Knowledge Transfer from Teachers to Learners in Growing-Batch Reinforcement Learning
This addresses sample complexity challenges for RL applications in safety-critical domains where continuous interaction is infeasible, though it appears incremental as it builds on existing actor-critic methods.
The paper tackles the problem of sample inefficiency and limited data coverage in growing-batch reinforcement learning, where policies are updated from batches of data collected in real-world domains like healthcare and robotics, and shows that leveraging teacher information (e.g., demonstrations, expert actions) can mitigate these issues, with validation on DeepMind Control Suite tasks.
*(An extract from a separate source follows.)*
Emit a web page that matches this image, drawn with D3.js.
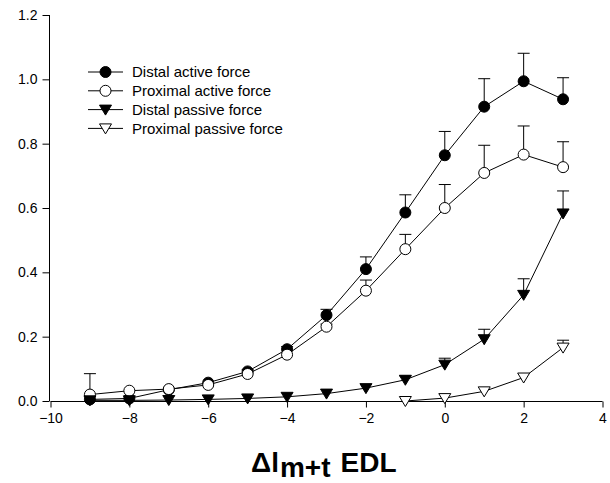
<!DOCTYPE html>
<html>
<head>
<meta charset="utf-8">
<script src="https://cdn.jsdelivr.net/npm/d3@7"></script>
<style>
  html, body { margin: 0; padding: 0; background: #fff; }
  svg { display: block; }
  text { font-family: "Liberation Sans", Arial, sans-serif; fill: #000; }
</style>
</head>
<body>
<svg id="chart" width="610" height="483"></svg>
<script>
// ---- data ----
const xValues = [-9, -8, -7, -6, -5, -4, -3, -2, -1, 0, 1, 2, 3];
const distalActive   = [0.005, 0.008, 0.035, 0.057, 0.092, 0.161, 0.267, 0.410, 0.586, 0.764, 0.915, 0.994, 0.938];
const distalActiveErr= [0, 0, 0, 0, 0.005, 0.008, 0.018, 0.038, 0.055, 0.074, 0.087, 0.087, 0.067];
const proximalActive   = [0.020, 0.032, 0.037, 0.050, 0.084, 0.144, 0.231, 0.343, 0.472, 0.600, 0.709, 0.766, 0.727];
const proximalActiveErr= [0.065, 0, 0, 0, 0, 0, 0.008, 0.033, 0.046, 0.073, 0.086, 0.089, 0.079];
const distalPassive   = [0.002, 0.002, 0.003, 0.005, 0.008, 0.013, 0.023, 0.040, 0.066, 0.113, 0.192, 0.330, 0.583];
const distalPassiveErr= [0, 0, 0, 0, 0, 0, 0, 0, 0.012, 0.020, 0.031, 0.050, 0.070];
const proximalPassiveX = [-1, 0, 1, 2, 3];
const proximalPassive   = [0.000, 0.009, 0.030, 0.073, 0.166];
const proximalPassiveErr= [0, 0, 0, 0, 0.023];
const seriesNames = ["Distal active force", "Proximal active force", "Distal passive force", "Proximal passive force"];
const xTicks = [-10, -8, -6, -4, -2, 0, 2, 4];
const yTicks = [0.0, 0.2, 0.4, 0.6, 0.8, 1.0, 1.2];

// ---- layout ----
const svg = d3.select("#chart");
const x = d3.scaleLinear().domain([-10, 4]).range([50.5, 602.5]);
const y = d3.scaleLinear().domain([0, 1.2]).range([401, 15]);

const series = [
  { name: seriesNames[0], xs: xValues, ys: distalActive, err: distalActiveErr, shape: "circle", fill: "#000" },
  { name: seriesNames[1], xs: xValues, ys: proximalActive, err: proximalActiveErr, shape: "circle", fill: "#fff" },
  { name: seriesNames[2], xs: xValues, ys: distalPassive, err: distalPassiveErr, shape: "tri", fill: "#000" },
  { name: seriesNames[3], xs: proximalPassiveX, ys: proximalPassive, err: proximalPassiveErr, shape: "tri", fill: "#fff" }
];

// axes
const yAxis = d3.axisLeft(y).tickValues(yTicks).tickFormat(d3.format(".1f")).tickSize(7).tickPadding(5);
const xAxis = d3.axisBottom(x).tickValues(xTicks).tickFormat(d3.format("d")).tickSize(6).tickPadding(4);

const gy = svg.append("g").attr("transform", "translate(49.5,0)").call(yAxis);
const gx = svg.append("g").attr("transform", `translate(0,${y(0) + 0.5})`).call(xAxis);
[gx, gy].forEach(g => {
  g.select(".domain").attr("stroke", "#000").attr("stroke-width", 1);
  g.selectAll(".tick line").attr("stroke", "#000");
  g.selectAll(".tick text").style("font-size", "14px").style("font-family", '"Liberation Sans", Arial, sans-serif').attr("fill", "#000");
});
gy.select(".domain").attr("d", `M0,${y(1.2)}V${y(0)}`);
gx.select(".domain").attr("d", `M${x(-10)},0H${x(4)}`);
gx.selectAll(".tick text").attr("dy", "0.85em");

// marker shapes
function markerPath(shape) {
  if (shape === "circle") return d3.symbol().type(d3.symbolCircle).size(Math.PI * 5.5 * 5.5)();
  return "M-6,-4.5L6,-4.5L0,5.5Z"; // downward triangle
}

const plot = svg.append("g");
const line = d3.line().x(d => x(d[0])).y(d => y(d[1]));

series.forEach(s => {
  const pts = s.xs.map((xv, i) => [xv, s.ys[i], s.err[i]]);
  const g = plot.append("g");
  const eb = g.selectAll(".eb").data(pts.filter(p => p[2] > 0)).enter().append("g");
  eb.append("line")
    .attr("x1", d => x(d[0])).attr("x2", d => x(d[0]))
    .attr("y1", d => y(d[1])).attr("y2", d => y(d[1] + d[2]))
    .attr("stroke", "#000").attr("stroke-width", 1);
  eb.append("line")
    .attr("x1", d => x(d[0]) - 6).attr("x2", d => x(d[0]) + 6)
    .attr("y1", d => y(d[1] + d[2])).attr("y2", d => y(d[1] + d[2]))
    .attr("stroke", "#000").attr("stroke-width", 1);
  g.append("path").datum(pts).attr("d", line)
    .attr("fill", "none").attr("stroke", "#000").attr("stroke-width", 1);
  g.selectAll(".m").data(pts).enter().append("path")
    .attr("d", markerPath(s.shape))
    .attr("transform", d => `translate(${x(d[0])},${y(d[1])})`)
    .attr("fill", s.fill).attr("stroke", "#000").attr("stroke-width", 1);
});

// legend
const legend = svg.append("g");
series.forEach((s, i) => {
  const ly = 72 + i * 18.8;
  legend.append("line").attr("x1", 88).attr("x2", 123).attr("y1", ly).attr("y2", ly)
    .attr("stroke", "#000").attr("stroke-width", 1);
  legend.append("path").attr("d", markerPath(s.shape))
    .attr("transform", `translate(105.5,${ly})`)
    .attr("fill", s.fill).attr("stroke", "#000").attr("stroke-width", 1);
  legend.append("text").attr("x", 132).attr("y", ly).attr("dy", "0.35em")
    .style("font-size", "15px").text(s.name);
});

// x-axis title
const title = svg.append("text").attr("x", 251).attr("y", 472).style("font-weight", "bold");
title.append("tspan").style("font-size", "28px").text("Δl");
title.append("tspan").attr("dy", 5).attr("dx", 1).style("font-size", "28px").text("m+t");
title.append("tspan").attr("dy", -5).attr("dx", 10).style("font-size", "28px").text("EDL");
</script>
</body>
</html>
Standard approaches to sequential decision-making exploit an agent's ability to continually interact with its environment and improve its control policy. However, due to safety, ethical, and practicality constraints, this type of trial-and-error experimentation is often infeasible in many real-world domains such as healthcare and robotics. Instead, control policies in these domains are typically trained offline from previously logged data or in a growing-batch manner. In this setting a fixed policy is deployed to the environment and used to gather an entire batch of new data before being aggregated with past batches and used to update the policy. This improvement cycle can then be repeated multiple times. While a limited number of such cycles is feasible in real-world domains, the quality and diversity of the resulting data are much lower than in the standard continually-interacting approach. However, data collection in these domains is often performed in conjunction with human experts, who are able to label or annotate the collected data. In this paper, we first explore the trade-offs present in this growing-batch setting, and then investigate how information provided by a teacher (i.e., demonstrations, expert actions, and gradient information) can be leveraged at training time to mitigate the sample complexity and coverage requirements for actor-critic methods. We validate our contributions on tasks from the DeepMind Control Suite.